= What you will do =
Extract everything from the first line through the line with "(turn) at (514,37)", both ends included, except for any pictures.

= Supplied entries =
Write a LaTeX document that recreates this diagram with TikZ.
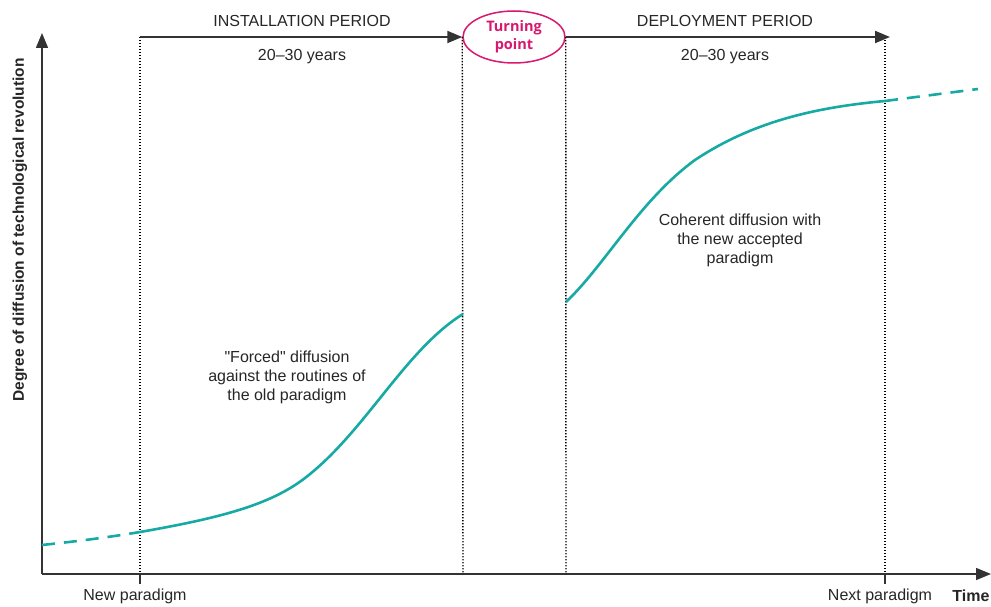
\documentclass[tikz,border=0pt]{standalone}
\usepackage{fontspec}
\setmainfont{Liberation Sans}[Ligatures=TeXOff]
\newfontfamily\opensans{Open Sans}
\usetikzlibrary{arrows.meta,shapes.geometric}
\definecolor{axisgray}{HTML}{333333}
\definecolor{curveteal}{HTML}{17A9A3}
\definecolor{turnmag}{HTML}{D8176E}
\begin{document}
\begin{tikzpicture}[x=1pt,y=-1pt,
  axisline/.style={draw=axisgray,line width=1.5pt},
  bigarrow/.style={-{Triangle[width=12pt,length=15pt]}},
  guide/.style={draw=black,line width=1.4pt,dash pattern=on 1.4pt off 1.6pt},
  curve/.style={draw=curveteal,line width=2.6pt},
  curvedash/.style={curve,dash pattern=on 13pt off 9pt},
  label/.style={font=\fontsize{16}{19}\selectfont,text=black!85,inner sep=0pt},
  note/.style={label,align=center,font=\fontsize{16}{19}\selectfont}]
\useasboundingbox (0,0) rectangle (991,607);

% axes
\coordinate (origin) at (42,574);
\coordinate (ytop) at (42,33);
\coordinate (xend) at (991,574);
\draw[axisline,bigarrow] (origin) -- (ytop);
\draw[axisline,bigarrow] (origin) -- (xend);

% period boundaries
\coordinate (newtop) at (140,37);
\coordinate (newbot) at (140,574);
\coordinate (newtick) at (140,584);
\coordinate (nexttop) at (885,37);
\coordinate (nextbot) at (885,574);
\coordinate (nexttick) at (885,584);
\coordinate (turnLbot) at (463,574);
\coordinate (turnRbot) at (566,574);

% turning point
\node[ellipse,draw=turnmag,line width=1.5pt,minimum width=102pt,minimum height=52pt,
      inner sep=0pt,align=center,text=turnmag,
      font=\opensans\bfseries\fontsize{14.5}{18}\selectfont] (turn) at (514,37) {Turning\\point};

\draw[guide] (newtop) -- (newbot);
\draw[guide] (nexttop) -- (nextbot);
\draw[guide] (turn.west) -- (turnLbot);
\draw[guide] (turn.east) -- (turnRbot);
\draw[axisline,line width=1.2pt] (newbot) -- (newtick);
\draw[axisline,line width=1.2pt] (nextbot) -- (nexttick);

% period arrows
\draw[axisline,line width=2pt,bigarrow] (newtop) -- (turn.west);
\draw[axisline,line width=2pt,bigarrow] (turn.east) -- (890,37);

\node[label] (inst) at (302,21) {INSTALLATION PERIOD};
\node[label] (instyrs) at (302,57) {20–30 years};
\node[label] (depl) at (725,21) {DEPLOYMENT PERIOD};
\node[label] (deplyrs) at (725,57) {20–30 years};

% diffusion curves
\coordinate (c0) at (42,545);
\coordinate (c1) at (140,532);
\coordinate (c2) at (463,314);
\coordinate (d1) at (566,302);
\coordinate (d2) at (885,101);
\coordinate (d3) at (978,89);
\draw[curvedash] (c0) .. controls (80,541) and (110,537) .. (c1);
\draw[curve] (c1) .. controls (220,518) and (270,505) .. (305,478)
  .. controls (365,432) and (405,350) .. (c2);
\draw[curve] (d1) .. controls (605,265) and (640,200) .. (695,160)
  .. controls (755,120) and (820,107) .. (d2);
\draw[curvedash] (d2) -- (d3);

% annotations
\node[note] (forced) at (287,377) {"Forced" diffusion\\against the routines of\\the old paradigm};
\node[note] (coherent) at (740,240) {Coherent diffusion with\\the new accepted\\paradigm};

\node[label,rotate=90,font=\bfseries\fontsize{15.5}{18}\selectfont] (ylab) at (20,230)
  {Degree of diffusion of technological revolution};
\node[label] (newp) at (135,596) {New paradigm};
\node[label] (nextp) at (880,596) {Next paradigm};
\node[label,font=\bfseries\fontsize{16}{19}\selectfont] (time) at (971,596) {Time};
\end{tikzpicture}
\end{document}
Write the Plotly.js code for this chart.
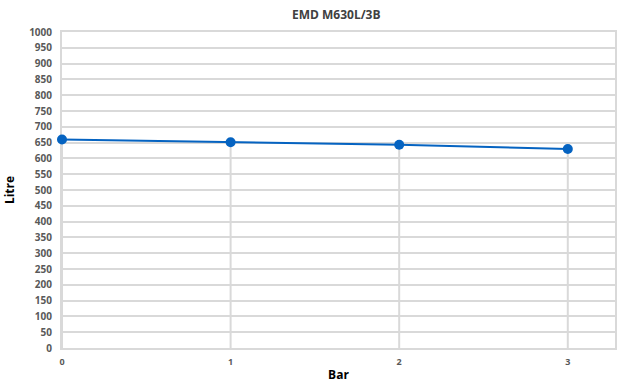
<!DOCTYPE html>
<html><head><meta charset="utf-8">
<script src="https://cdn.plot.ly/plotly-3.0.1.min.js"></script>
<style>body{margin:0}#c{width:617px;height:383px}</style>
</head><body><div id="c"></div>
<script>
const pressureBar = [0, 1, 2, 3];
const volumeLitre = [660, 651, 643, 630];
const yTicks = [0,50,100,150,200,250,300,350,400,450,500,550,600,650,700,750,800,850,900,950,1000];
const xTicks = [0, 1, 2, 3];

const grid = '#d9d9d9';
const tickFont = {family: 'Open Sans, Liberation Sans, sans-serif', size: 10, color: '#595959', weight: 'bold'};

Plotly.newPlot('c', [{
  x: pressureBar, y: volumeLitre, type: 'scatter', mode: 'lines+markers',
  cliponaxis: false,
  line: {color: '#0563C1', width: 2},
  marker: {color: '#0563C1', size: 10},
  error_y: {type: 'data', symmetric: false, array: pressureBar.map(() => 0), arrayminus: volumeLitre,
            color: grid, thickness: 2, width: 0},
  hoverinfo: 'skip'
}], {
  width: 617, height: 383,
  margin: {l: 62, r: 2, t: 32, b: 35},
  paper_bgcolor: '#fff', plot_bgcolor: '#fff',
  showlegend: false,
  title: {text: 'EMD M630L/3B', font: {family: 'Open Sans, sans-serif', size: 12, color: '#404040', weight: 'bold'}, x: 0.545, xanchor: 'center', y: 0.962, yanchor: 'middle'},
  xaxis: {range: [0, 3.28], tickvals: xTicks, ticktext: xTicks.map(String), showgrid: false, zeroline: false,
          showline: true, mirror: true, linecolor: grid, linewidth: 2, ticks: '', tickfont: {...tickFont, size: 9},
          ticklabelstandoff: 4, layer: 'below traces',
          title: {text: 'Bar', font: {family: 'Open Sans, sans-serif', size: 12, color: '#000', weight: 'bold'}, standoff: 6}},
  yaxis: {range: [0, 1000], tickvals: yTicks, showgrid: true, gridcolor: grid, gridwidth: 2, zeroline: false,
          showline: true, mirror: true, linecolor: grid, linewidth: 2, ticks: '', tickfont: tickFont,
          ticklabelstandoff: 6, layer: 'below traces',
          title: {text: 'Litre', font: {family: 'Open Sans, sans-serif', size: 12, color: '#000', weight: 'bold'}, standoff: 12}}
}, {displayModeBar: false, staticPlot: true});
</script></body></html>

= Written solution =
Write a LaTeX document that recreates this diagram with TikZ.
\documentclass[tikz,border=0pt]{standalone}
\usepackage{fontspec}
\setmainfont{Liberation Sans}[Ligatures=TeXOff]
\newfontfamily\opensans{Open Sans}
\usetikzlibrary{arrows.meta,shapes.geometric}
\definecolor{axisgray}{HTML}{333333}
\definecolor{curveteal}{HTML}{17A9A3}
\definecolor{turnmag}{HTML}{D8176E}
\begin{document}
\begin{tikzpicture}[x=1pt,y=-1pt,
  axisline/.style={draw=axisgray,line width=1.5pt},
  bigarrow/.style={-{Triangle[width=12pt,length=15pt]}},
  guide/.style={draw=black,line width=1.4pt,dash pattern=on 1.4pt off 1.6pt},
  curve/.style={draw=curveteal,line width=2.6pt},
  curvedash/.style={curve,dash pattern=on 13pt off 9pt},
  label/.style={font=\fontsize{16}{19}\selectfont,text=black!85,inner sep=0pt},
  note/.style={label,align=center,font=\fontsize{16}{19}\selectfont}]
\useasboundingbox (0,0) rectangle (991,607);

% axes
\coordinate (origin) at (42,574);
\coordinate (ytop) at (42,33);
\coordinate (xend) at (991,574);
\draw[axisline,bigarrow] (origin) -- (ytop);
\draw[axisline,bigarrow] (origin) -- (xend);

% period boundaries
\coordinate (newtop) at (140,37);
\coordinate (newbot) at (140,574);
\coordinate (newtick) at (140,584);
\coordinate (nexttop) at (885,37);
\coordinate (nextbot) at (885,574);
\coordinate (nexttick) at (885,584);
\coordinate (turnLbot) at (463,574);
\coordinate (turnRbot) at (566,574);

% turning point
\node[ellipse,draw=turnmag,line width=1.5pt,minimum width=102pt,minimum height=52pt,
      inner sep=0pt,align=center,text=turnmag,
      font=\opensans\bfseries\fontsize{14.5}{18}\selectfont] (turn) at (514,37) {Turning\\point};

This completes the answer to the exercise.